The commission is considering a wide gamut of tax issues, including the continuation, expansion or reduction of such major revenue sources as the state sales tax, the individual income tax and property taxes.

 

The Children’s Action Alliance urged that the state reduce the percentage of state revenue now coming from the sales tax — now 52 percent — while increasing the reliance on the individual income tax (36 percent).

 

However, the income tax should be made more “progressive” to tax higher-income taxpayers more heavily to reduce the burden on lower-income taxpayers, the alliance said.

It also urged the commission to reject proposals to structure the tax code in ways intended to promote economic development and to instead focus on the core mission of collecting revenue for government services.

 

While the Children’s Action Alliance’s recommendation did not specifically call for increasing state revenue, the Arizona Education Association’s would do that by establishing new state property tax to pay for building schools and other education costs.

The state eliminated most of its property tax in the 1990s but local school districts’ property taxes provide part of the state’s funding of K-12 schools, with the costly school building program now funded by the state.

 

The AEA, a teachers union, also urged expanding the sales tax to apply it to more transactions, including many services and possibly food sales, and hiking the income-tax burden on higher-income taxpayers. Added up, those changes should be fairer and stable but not produce extra money for the state, the AEA said.

The AFL-CIO also recommended making the individual income tax “more progressive,” while also reducing the reliance on the sales tax, raising the gas tax and implementing a new tax on real estate taxes.

 

“What working families want most in a tax system is fairness,” McGrath said.

ATRA, the tax research group, urged the commission to limit its recommendations to “targeted reforms” in property taxes and selected other areas because more sweeping changes could undermine the state’s economy.

 

“There are real problems in the tax system that can be made worse,” McCarthy said.

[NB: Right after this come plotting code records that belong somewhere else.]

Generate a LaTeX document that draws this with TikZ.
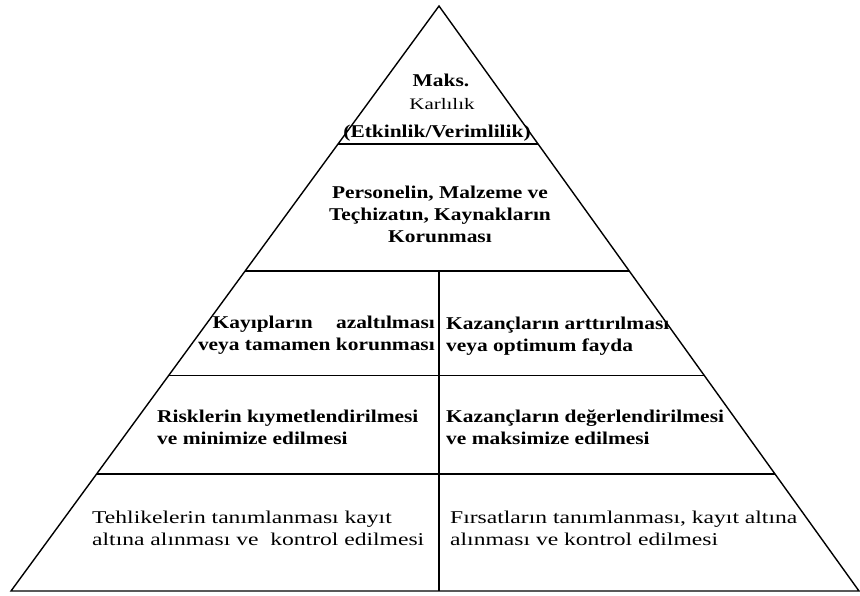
\documentclass[tikz,border=0pt]{standalone}
\usepackage{fontspec}
\setmainfont{Liberation Serif}
\newfontfamily\widefont[FakeStretch=1.19]{Liberation Serif}
\newfontfamily\widerfont[FakeStretch=1.31]{Liberation Serif}
\usepackage{tikz}
\usetikzlibrary{calc}

\begin{document}
\begin{tikzpicture}[
  x=1pt,y=-1pt,
  edge/.style={line width=1.4pt,line join=miter},
  lvl/.style={line width=1.4pt},
  boldtxt/.style={font=\widefont\bfseries\fontsize{18}{22}\selectfont,inner sep=0pt},
  lighttxt/.style={font=\widerfont\fontsize{18}{22}\selectfont,inner sep=0pt}]
  \useasboundingbox (0,0) rectangle (860,596);
  % pyramid outline
  \coordinate (apex) at (439,6);
  \coordinate (bl) at (11,591);
  \coordinate (br) at (859,591);
  \draw[edge] (apex) -- (bl) -- (br) -- cycle;
  % level lines
  \foreach \t in {0.236,0.453,0.632,0.800}
    \draw[lvl] ($(apex)!\t!(bl)$) -- ($(apex)!\t!(br)$);
  % middle split
  \coordinate (vtop) at (439,271);
  \coordinate (vbot) at (439,591);
  \draw[lvl] (vtop) -- (vbot);
  % top
  \node[boldtxt] (maks) at (441,80) {Maks.};
  \node[font=\widerfont\fontsize{16}{20}\selectfont,inner sep=0pt] (karl) at (442,104) {Karlılık};
  \node[boldtxt] (verim) at (437,133) {(Etkinlik/Verimlilik)};
  \node[boldtxt,align=center] (pers) at (440,214)
    {Personelin, Malzeme ve\\Teçhizatın, Kaynakların\\Korunması};
  % left column
  \node[boldtxt,align=right,anchor=east] (kayip) at (435,335)
    {Kayıpların\quad\ azaltılması\\veya tamamen korunması};
  \node[boldtxt,align=left,anchor=west] (risk) at (157,427)
    {Risklerin kıymetlendirilmesi\\ve minimize edilmesi};
  \node[lighttxt,align=left,anchor=west] (tehlike) at (92,528)
    {Tehlikelerin tanımlanması kayıt\\altına alınması ve\ \ kontrol edilmesi};
  % right column
  \node[boldtxt,align=left,anchor=west] (kazart) at (446,336)
    {Kazançların arttırılması\\veya optimum fayda};
  \node[boldtxt,align=left,anchor=west] (kazdeg) at (446,427)
    {Kazançların değerlendirilmesi\\ve maksimize edilmesi};
  \node[lighttxt,align=left,anchor=west] (firsat) at (450,528)
    {Fırsatların tanımlanması, kayıt altına\\alınması ve kontrol edilmesi};
\end{tikzpicture}
\end{document}
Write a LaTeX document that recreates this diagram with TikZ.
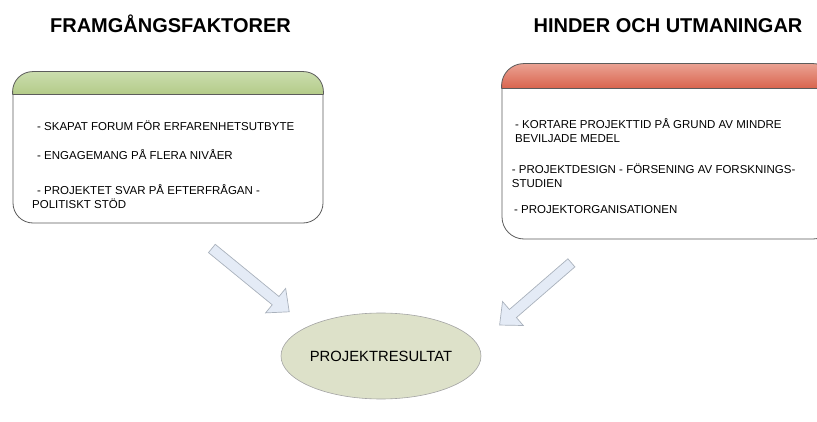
\documentclass[tikz,border=0pt]{standalone}
\usepackage{fontspec}
\setmainfont{Liberation Sans}
\usetikzlibrary{shapes.geometric, shapes.arrows}

\definecolor{boxline}{HTML}{5C5C5C}
\definecolor{greentop}{HTML}{CBDDAE}
\definecolor{greenbot}{HTML}{B3CB88}
\definecolor{redtop}{HTML}{EAA293}
\definecolor{redbot}{HTML}{D9634D}
\definecolor{arrowfill}{HTML}{E4EBF6}
\definecolor{arrowline}{HTML}{A9B1BC}
\definecolor{resfill}{HTML}{DDE1C9}
\definecolor{resline}{HTML}{A4A4A4}

\begin{document}
\begin{tikzpicture}[x=1pt,y=1pt,
  title/.style={font=\fontsize{20}{24}\selectfont\bfseries, anchor=base, inner sep=0pt},
  panel/.style={draw=boxline, fill=white, line width=0.8pt, rounded corners=#1},
  item/.style={font=\fontsize{11.5}{14}\selectfont, align=left, anchor=base west, inner sep=0pt},
  blockarrow/.style={single arrow, draw=arrowline, fill=arrowfill, line width=0.7pt,
    inner sep=5pt, single arrow head extend=10.5pt, single arrow tip angle=84},
  result/.style={ellipse, draw=resline, fill=resfill, line width=0.6pt, inner xsep=-5pt,
    minimum width=200pt, minimum height=86pt, font=\fontsize{14.8}{18}\selectfont}]

\useasboundingbox (0,0) rectangle (817,421);
\clip (0,0) rectangle (817,421);

% titles
  \node[title] (succtitle) at (170.5,388) {FRAMGÅNGSFAKTORER};
  \node[title] (hindtitle) at (668,388) {HINDER OCH UTMANINGAR};

% the two boxes
  \node[panel=20pt, minimum width=310pt, minimum height=151pt] (succ) at (168,273.5) {};
  \node[panel=22pt, minimum width=333pt, minimum height=175pt] (hind) at (668.5,269.5) {};

% coloured headers
  \path[draw=boxline, line width=0.8pt, top color=greentop, bottom color=greenbot, rounded corners=20pt]
    ([yshift=-23pt]succ.north west) -- (succ.north west) -- (succ.north east) -- ([yshift=-23pt]succ.north east);
  \draw[boxline, line width=0.8pt] ([yshift=-23pt]succ.north west) -- ([yshift=-23pt]succ.north east);
  \path[draw=boxline, line width=0.8pt, top color=redtop, bottom color=redbot, rounded corners=22pt]
    ([yshift=-25pt]hind.north west) -- (hind.north west) -- (hind.north east) -- ([yshift=-25pt]hind.north east);
  \draw[boxline, line width=0.8pt] ([yshift=-25pt]hind.north west) -- ([yshift=-25pt]hind.north east);

% items
  \node[item] (s1) at (37,290) {- SKAPAT FORUM FÖR ERFARENHETSUTBYTE};
  \node[item] (s2) at (37,261) {- ENGAGEMANG PÅ FLERA NIVÅER};
  \node[item] (s3) at (32,212) {\hspace*{5pt}- PROJEKTET SVAR PÅ EFTERFRÅGAN -\\POLITISKT STÖD};

  \node[item] (h1) at (515,278) {- KORTARE PROJEKTTID PÅ GRUND AV MINDRE\\BEVILJADE MEDEL};
  \node[item] (h2) at (511.7,233) {- PROJEKTDESIGN - FÖRSENING AV FORSKNINGS-\\STUDIEN};
  \node[item] (h3) at (514,207) {- PROJEKTORGANISATIONEN};

% result and arrows
  \node[result] (res) at (381,65) {PROJEKTRESULTAT};
  \node[blockarrow, minimum height=100pt, rotate=-39.3] (succarrow) at (248.25,142.75) {};
  \node[blockarrow, minimum height=95pt, rotate=-139.1] (hindarrow) at (537.75,129) {};

\end{tikzpicture}
\end{document}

McCarthy and Jay Kaprosy, a Greater Phoenix Metropolitan Chamber of Commerce vice president, urged the commission to support a corporate income tax formula change that would benefit manufacturers. They also backed a proposal to make the property tax assessment ratio on business property the same as that on residential property for taxes approved by voters in the future for local governments’ bond issues and budget overrides. The business ratio is now 2.5 times higher than the residential one.

 

Such a change would make it harder to win voter approval because homeowners would pay a larger share of the bond or override costs but encourage businesses to invest in Arizona , Kaprosy said.

 

Napolitano said she appointed the commission to review the state’s tax policies and recommend improvements to both stimulate the economy and make the system fair, equitable and predictable. The outcome of the tax review likely will have a bearing on next year’s state budget as well.